With a property tax cap pressing from above, and growing state mandates pushing from below, New York's smallest public schools are stuck in the middle – and feeling the financial squeeze.
"We are struggling for survival,” said Sandra Duckworth, Wyoming Central superintendent.
Wyoming Central School is a K–8 with one of the smallest school budgets in the state.
"We had to do something radical this year: we had to eliminate on-site cafeteria, and now we do a bagged lunch and bagged breakfast from an adjoining school district,” said Duckworth. “But quite frankly, we feel fortunate that we can even offer that, at this point."
Duckworth says the Governor's across-the-board cuts to state aid have been unfair, taking only two to five-percent from richer suburban districts, while slashing as much as eleven-percent each year from her own budget.
"I think he needs to get out of Albany, quite frankly, and take a nice bus trip. Come on out to Wyoming,” Duckworth said. “He can come in and see what we've had to cut – maybe we'll even give him a nice bagged lunch!"
Parents are also heartbroken, watching fond memories of high school being eroded for their children.

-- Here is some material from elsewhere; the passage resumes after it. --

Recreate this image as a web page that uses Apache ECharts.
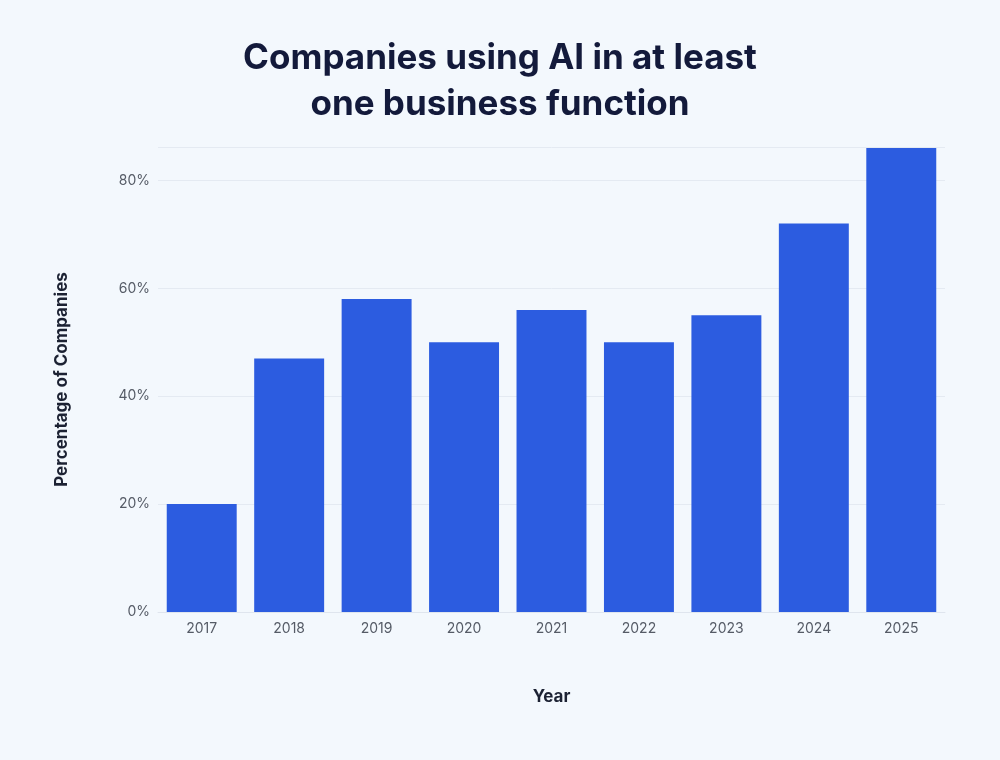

"My daughter, Katie, she's fifteen... was not able to make her soccer team. And that's fine. What was the saddest part about it though, when she asked me, ‘Well, what do I do now?’ – there were no other activities for her, no other options,” said Beth Slazak, a parent in the Attica School District.
And the cuts extend to Advanced Placement courses, arts courses, and even school supplies. Local educators say if state aid is not restored soon, the results will be disastrous.
"We cannot have a society of 'haves' and 'have-nots' perpetuated by our public school system. That's unconscionable, and everyone should be incensed about it,” Glover said.
The next step here: the Genesee Valley Educational Partnership is hoping its members, its parents, its students will all write letters and push their state legislators and Governor Andrew Cuomo to restore state aid to public schools. More than $2.1 billion has been cut from public schools in the past two years, and these educators say those kinds of cuts are unsustainable.